In one case, dye dodging just the mortar between the stones of a wall, produced a dramatic increase in the apparent depth and three–dimensional appearance of a print.

To explore subtleties, try dye dodging areas that do no immediately appear as though they might benefit from dye dodging. You can always remove the dye if you don’t like the effect!

It is very informative and rewarding to play “what if” with dye dodging. Experiment with it extensively and you’ll begin to understand the countless possible variations and the substantial depth of control dye dodging offers.

Conclusion

For me, dye dodging has no drawbacks and no flaws, and I am certain you will find it every bit as useful and easy to do as I have. It is the only technique I know that allows you to make highly local tone and contrast adjustments and does not require a computer or masking.

I have found one significant danger inherent in dye dodging. Dye dodging so greatly expands one’s printing options that there is the risk of going too far. One must be careful to maintain the integrity of photography‘s greatest asset—its illusion of reality—by not carrying tonal manipulation so far as to make the image appear manipulated, unreal, or not photographic. Be careful to stay within the bounds of the illusion!

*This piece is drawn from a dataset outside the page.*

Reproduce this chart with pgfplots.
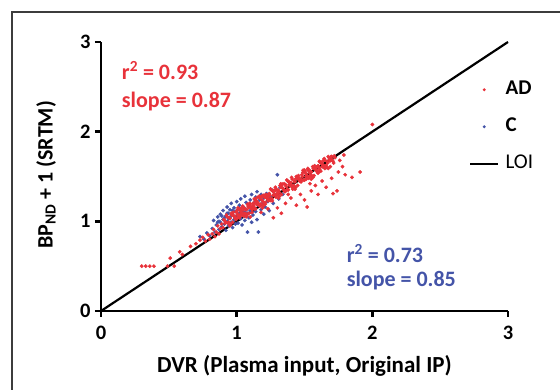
\documentclass[border=0pt]{standalone}
\usepackage{fontspec}
\setmainfont{Carlito}
\usepackage{pgfplots}
\pgfplotsset{compat=1.18}
\definecolor{redc}{RGB}{232,50,58}
\definecolor{bluec}{RGB}{68,84,168}
\definecolor{framec}{RGB}{60,60,60}
\begin{document}
\begin{tikzpicture}
\useasboundingbox (-101pt,-79pt) rectangle (459pt,311pt);
\draw[framec, line width=2pt] (-88.5pt,-90pt) -- (-88.5pt,299pt) -- (470pt,299pt);
\begin{axis}[
  at={(0pt,0pt)}, anchor=south west, scale only axis,
  width=407pt, height=269pt,
  xmin=0, xmax=3, ymin=0, ymax=3,
  axis lines=left, axis line style={-, line width=2.8pt, black},
  xtick={0,1,2,3}, ytick={0,1,2,3},
  tick align=outside, major tick length=6pt,
  tick style={line width=2.6pt, black},
  /pgf/number format/assume math mode=true,
  tick label style={font=\fontsize{20.5}{20.5}\selectfont\bfseries},
  xticklabel style={yshift=-6pt},
  yticklabel style={xshift=-1pt},
  xlabel={DVR (Plasma input, Original IP)},
  xlabel style={font=\fontsize{23}{24}\selectfont\bfseries, at={(axis description cs:0.5,-0.205)}, anchor=center},
  ylabel={BP\textsubscript{ND} + 1 (SRTM)},
  ylabel style={font=\fontsize{22}{24}\selectfont\bfseries, at={(axis description cs:-0.135,0.506)}, anchor=center},
  legend style={draw=none, fill=none, at={(axis cs:2.712,2.57)}, anchor=north west,
    font=\fontsize{21}{21}\selectfont, row sep=19pt, column sep=6pt, inner sep=0pt,
    nodes={inner sep=0pt, text height=14pt, text depth=4pt}},
  legend cell align=left,
  clip=false,
]
\addlegendimage{legend image code/.code={\path[draw=none, fill=none] (0pt,-1pt) rectangle (28pt,1pt); \fill[redc, draw=none] (14pt,0pt) circle (1.6pt);}}
\addlegendentry{\bfseries AD}
\addlegendimage{legend image code/.code={\path[draw=none, fill=none] (0pt,-1pt) rectangle (28pt,1pt); \fill[bluec, draw=none] (14pt,0pt) circle (1.6pt);}}
\addlegendentry{\bfseries C}
\addlegendimage{legend image code/.code={\draw[black, line width=2.4pt] (0pt,0pt) -- (28pt,0pt);}}
\addlegendentry{LOI}

\addplot[black, line width=2.2pt, forget plot] coordinates {(0,0) (3,3)};

\addplot[only marks, mark=*, mark size=1.7pt, bluec, forget plot] table[row sep=\\] {
x y\\
0.73 0.83\\ 0.76 0.80\\ 0.78 0.87\\ 0.80 0.84\\ 0.82 0.92\\ 0.83 1.01\\ 0.84 0.88\\ 0.85 0.96\\
0.86 1.05\\ 0.87 0.91\\ 0.88 0.99\\ 0.88 1.08\\ 0.89 0.94\\ 0.90 1.02\\ 0.90 1.12\\ 0.91 0.97\\
0.92 1.06\\ 0.92 0.90\\ 0.93 1.16\\ 0.93 1.00\\ 0.94 1.09\\ 0.94 0.95\\ 0.95 1.04\\ 0.95 1.13\\
0.96 0.99\\ 0.96 1.20\\ 0.97 1.08\\ 0.97 0.93\\ 0.98 1.02\\ 0.98 1.15\\ 0.99 1.11\\ 0.99 0.97\\
1.00 1.06\\ 1.00 1.22\\ 1.01 0.98\\ 1.01 1.13\\ 1.02 1.09\\ 1.02 1.18\\ 1.03 1.03\\ 1.03 1.25\\
1.04 1.11\\ 1.04 0.96\\ 1.05 1.16\\ 1.05 1.06\\ 1.06 1.28\\ 1.06 1.01\\ 1.07 1.13\\ 1.07 1.21\\
1.08 0.88\\ 1.08 1.09\\ 1.09 1.18\\ 1.09 1.04\\ 1.10 1.24\\ 1.10 1.12\\ 1.11 0.99\\ 1.11 1.30\\
1.12 1.16\\ 1.12 1.07\\ 1.13 1.21\\ 1.14 1.11\\ 1.14 1.27\\ 1.15 1.33\\ 1.15 1.02\\ 1.16 0.88\\
1.16 1.18\\ 1.17 1.24\\ 1.18 1.13\\ 1.18 1.30\\ 1.19 1.20\\ 1.20 1.26\\ 1.20 1.08\\ 1.21 1.16\\
1.22 1.31\\ 1.23 1.22\\ 1.24 1.12\\ 1.25 1.27\\ 1.26 1.35\\ 1.27 1.20\\ 1.28 1.30\\ 1.30 1.52\\
1.31 1.25\\ 1.32 1.38\\ 1.34 1.30\\ 0.91 1.04\\ 0.96 1.07\\ 1.01 1.05\\ 1.06 1.10\\ 1.13 1.15\\
0.87 1.00\\ 0.99 1.04\\ 0.86 0.99\\ 0.89 1.06\\ 0.93 1.09\\ 0.97 1.12\\ 1.02 1.14\\ 0.94 1.03\\
};

\addplot[only marks, mark=*, mark size=1.7pt, redc, forget plot] table[row sep=\\] {
x y\\
0.30 0.50\\ 0.33 0.50\\ 0.36 0.50\\ 0.39 0.50\\ 0.49 0.50\\ 0.54 0.50\\ 0.51 0.59\\ 0.58 0.66\\
0.60 0.63\\ 0.66 0.72\\ 0.70 0.75\\ 0.73 0.79\\ 0.75 0.82\\ 0.77 0.78\\ 0.79 0.85\\ 0.80 0.80\\
0.82 0.86\\ 0.83 0.91\\ 0.84 0.83\\ 0.85 0.88\\ 0.86 0.95\\ 0.87 0.86\\ 0.88 0.92\\ 0.89 0.97\\
0.900 0.93\\ 0.905 1.02\\ 0.910 1.01\\ 0.915 0.98\\ 0.920 0.99\\ 0.925 1.07\\ 0.930 1.05\\ 0.935 0.98\\
0.940 0.99\\ 0.945 1.04\\ 0.950 1.03\\ 0.955 0.97\\ 0.960 1.09\\ 0.965 1.07\\ 0.970 0.99\\ 0.975 1.10\\
0.980 1.06\\ 0.985 1.05\\ 0.990 1.04\\ 0.995 1.02\\ 1.000 1.10\\ 1.005 1.08\\ 1.010 1.04\\ 1.015 1.14\\
1.020 1.04\\ 1.025 1.13\\ 1.030 1.11\\ 1.035 1.08\\ 1.040 1.09\\ 1.045 1.17\\ 1.050 1.15\\ 1.055 1.08\\
1.060 1.09\\ 1.065 1.14\\ 1.070 1.13\\ 1.075 1.07\\ 1.080 1.19\\ 1.085 1.17\\ 1.090 1.09\\ 1.095 1.20\\
1.100 1.17\\ 1.105 1.16\\ 1.110 1.15\\ 1.115 1.13\\ 1.120 1.20\\ 1.125 1.18\\ 1.130 1.14\\ 1.135 1.24\\
1.140 1.14\\ 1.145 1.23\\ 1.150 1.22\\ 1.155 1.19\\ 1.160 1.20\\ 1.165 1.28\\ 1.170 1.26\\ 1.175 1.19\\
1.180 1.19\\ 1.185 1.24\\ 1.190 1.23\\ 1.195 1.17\\ 1.200 1.29\\ 1.205 1.27\\ 1.210 1.19\\ 1.215 1.30\\
1.220 1.27\\ 1.225 1.26\\ 1.230 1.25\\ 1.235 1.23\\ 1.240 1.31\\ 1.245 1.29\\ 1.250 1.25\\ 1.255 1.35\\
1.260 1.25\\ 1.265 1.34\\ 1.270 1.33\\ 1.275 1.30\\ 1.280 1.30\\ 1.285 1.38\\ 1.290 1.36\\ 1.295 1.29\\
1.300 1.30\\ 1.305 1.35\\ 1.310 1.34\\ 1.315 1.28\\ 1.320 1.40\\ 1.325 1.38\\ 1.330 1.30\\ 1.335 1.41\\
1.340 1.37\\ 1.345 1.36\\ 1.350 1.35\\ 1.355 1.33\\ 1.360 1.41\\ 1.365 1.39\\ 1.370 1.35\\ 1.375 1.45\\
1.380 1.35\\ 1.385 1.44\\ 1.390 1.43\\ 1.395 1.40\\ 1.400 1.41\\ 1.405 1.49\\ 1.410 1.47\\ 1.415 1.40\\
1.420 1.40\\ 1.425 1.45\\ 1.430 1.44\\ 1.435 1.38\\ 1.440 1.50\\ 1.445 1.48\\ 1.450 1.40\\ 1.455 1.51\\
1.460 1.48\\ 1.465 1.47\\ 1.470 1.46\\ 1.475 1.44\\ 1.480 1.52\\ 1.485 1.50\\ 1.490 1.46\\ 1.495 1.56\\
1.500 1.46\\ 1.505 1.55\\ 1.510 1.53\\ 1.515 1.50\\ 1.520 1.51\\ 1.525 1.59\\ 1.530 1.57\\ 1.535 1.50\\
1.540 1.51\\ 1.545 1.56\\ 1.550 1.55\\ 1.555 1.49\\ 1.560 1.61\\ 1.565 1.59\\ 1.570 1.51\\ 1.575 1.62\\
1.580 1.59\\ 1.585 1.58\\ 1.590 1.57\\ 1.595 1.55\\ 1.600 1.62\\ 1.605 1.60\\ 1.610 1.56\\ 1.615 1.66\\
1.620 1.56\\ 1.625 1.65\\ 1.630 1.64\\ 1.635 1.61\\ 1.640 1.62\\ 1.645 1.70\\ 1.650 1.68\\ 1.655 1.61\\
1.660 1.62\\ 1.665 1.67\\ 1.670 1.65\\ 1.675 1.59\\ 1.680 1.71\\ 1.685 1.69\\ 1.690 1.61\\ 1.695 1.72\\
1.700 1.69\\ 1.705 1.68\\ 1.710 1.67\\ 1.715 1.65\\ 1.720 1.73\\ 1.725 1.71\\
0.95 0.95\\ 0.97 1.07\\ 0.99 1.03\\ 1.01 1.15\\ 1.03 1.08\\ 1.05 1.06\\ 1.07 1.05\\ 1.09 1.17\\
1.11 1.14\\ 1.13 1.25\\ 1.15 1.19\\ 1.17 1.17\\ 1.19 1.15\\ 1.21 1.27\\ 1.23 1.24\\ 1.25 1.36\\
1.27 1.29\\ 1.29 1.27\\ 1.31 1.26\\ 1.33 1.38\\ 1.35 1.34\\ 1.37 1.46\\ 1.39 1.40\\ 1.41 1.38\\
1.43 1.36\\ 1.45 1.48\\ 1.47 1.45\\ 1.49 1.57\\ 1.51 1.50\\ 1.53 1.48\\ 1.55 1.47\\ 1.57 1.59\\
1.59 1.56\\ 1.61 1.67\\ 1.63 1.61\\ 1.65 1.59\\
1.000 1.115\\ 1.025 1.057\\ 1.050 1.129\\ 1.075 1.080\\ 1.100 1.192\\ 1.125 1.164\\ 1.150 1.266\\
1.175 1.267\\ 1.200 1.209\\ 1.225 1.281\\ 1.250 1.233\\ 1.275 1.344\\ 1.300 1.316\\ 1.325 1.418\\
1.350 1.420\\ 1.375 1.361\\ 1.400 1.433\\ 1.425 1.385\\ 1.450 1.497\\ 1.475 1.468\\ 1.500 1.570\\
1.525 1.572\\ 1.550 1.514\\ 1.575 1.585\\ 1.600 1.537\\ 1.625 1.649\\ 1.650 1.621\\ 1.675 1.722\\
1.700 1.724\\
1.0125 1.061\\ 1.0375 1.153\\ 1.0625 1.079\\ 1.0875 1.151\\ 1.1125 1.098\\ 1.1375 1.215\\
1.1625 1.191\\ 1.1875 1.283\\ 1.2125 1.210\\ 1.2375 1.282\\ 1.2625 1.228\\ 1.2875 1.345\\
1.3125 1.322\\ 1.3375 1.414\\ 1.3625 1.340\\ 1.3875 1.412\\ 1.4125 1.359\\ 1.4375 1.476\\
1.4625 1.452\\ 1.4875 1.544\\ 1.5125 1.471\\ 1.5375 1.543\\ 1.5625 1.489\\ 1.5875 1.606\\
1.6125 1.583\\ 1.6375 1.675\\ 1.6625 1.601\\ 1.6875 1.673\\
1.27 1.04\\ 1.33 1.09\\ 1.30 1.15\\ 1.36 1.20\\ 1.40 1.26\\ 1.44 1.18\\ 1.47 1.30\\ 1.52 1.16\\
1.50 1.24\\ 1.55 1.34\\ 1.58 1.40\\ 1.60 1.30\\ 1.63 1.45\\ 1.66 1.38\\ 1.70 1.48\\ 1.71 1.31\\
1.74 1.34\\ 1.75 1.55\\ 1.76 1.68\\ 1.78 1.61\\ 1.79 1.74\\ 1.80 1.52\\ 1.85 1.49\\ 1.91 1.55\\
2.00 2.08\\ 1.18 1.10\\ 1.23 1.14\\ 1.10 1.05\\ 1.38 1.30\\ 1.54 1.42\\
};

\node[anchor=base west, inner sep=0pt, text=redc, font=\fontsize{22}{22}\selectfont\bfseries] at (axis cs:0.153,2.586) {r\textsuperscript{2} = 0.93};
\node[anchor=base west, inner sep=0pt, text=redc, font=\fontsize{22}{22}\selectfont\bfseries] at (axis cs:0.153,2.274) {slope = 0.87};
\node[anchor=base west, inner sep=0pt, text=bluec, font=\fontsize{22}{22}\selectfont\bfseries] at (axis cs:1.81,0.546) {r\textsuperscript{2} = 0.73};
\node[anchor=base west, inner sep=0pt, text=bluec, font=\fontsize{22}{22}\selectfont\bfseries] at (axis cs:1.81,0.268) {slope = 0.85};
\end{axis}
\end{tikzpicture}
\end{document}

I now consider dye dodging to be single most versatile and useful technique of all those I have invented. I take it into consideration with every negative I print. It has completely changed my approach to print making and dramatically elevated both my options and expectations. There is not doubt about it: dye dodging has made me a substantially better printer!

But, I am also faced with a discouraging situation. I realize that I now have the capability to significantly improve on many of the prints I have made in the past and am sorely tempted to do so!

I hope you will face the same dilemma.